Another volunteer who stepped forward was Marlene Robillard-Ramatici and her two sons, Harley and Ethan, who joined Ms. Casselman and Ms. Bogosian at the site on Wednesday. Members of a local Boy Scout troop will be assisting on July 30 as a community service project.

Among those who are buried at the cemetery is Uriel Orvis, who had owned a large amount of land and donated the property for the cemetery, Ms. Casselman said. The current American Legion Post 79 in East Orvis Street was originally the Orvis home.

The first documented burial at the cemetery was his sister-in-law, Martha Emerson, who died in 1829. The last burial was in 1979.

“Laura Emerson married Uriel Orvis Submit and was Laura Orvis’s mother. She was married to William Emerson. William was in the family of Ralph Waldo Emerson,” Ms. Casselman explained.

Another Emerson daughter, Clarissa, married the Rev. J.H. Walden and had a son, J. Orvis Walden, who died in a rebel prison.

“Clarissa is buried here and a 1-year-old daughter,” Ms.

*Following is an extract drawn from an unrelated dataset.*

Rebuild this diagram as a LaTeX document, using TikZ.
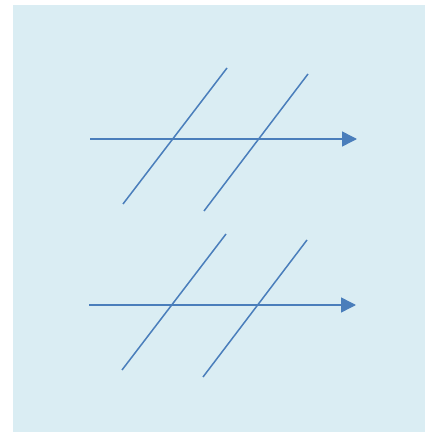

Casselman said.

Also buried there is Joseph Harrison, who lived from 1833 to 1872 and was one of the first wardens at St. John’s Church. He was described as a “dapper little Englishman” from Montreal who owned a tailor shop that employed two women.

Susannah Harrison, who was born in 1982 and died in 1897, was one of the first communicants of St. John’s Church, along with Eliza Taylor.

The restoration project at the West Orvis Street cemetery will look to bring some of those headstones back to life, along with cleaning up the grounds. Mr. Frary will be working with Witherby and Whalen to hopefully reset some of the headstones, Ms. Casselman said. They have a list of the names of those in the cemetery and notes on what needs to be repaired at each grave site.

All together, the group hopes to tackle five abandoned cemeteries in the Massena area.

“It’s a five-year window. The first project will be a couple of years,” Ms. Bogosian said.

“We thought this would be a wonderful project,” which would serve as part of the revitalization of the downtown area, Ms. Casselman said. “This and Massena Center have the most history.”

What they need in addition to time will be funding and volunteer help, she said. The funding will help them with items such as grave cleaning supplies and the cost of resetting headstones.

“We’re starting from Orvis and seeing what we can do. We started with this one downtown to make some progress and hope it might snowball and get people interested,” Ms. Casselman said.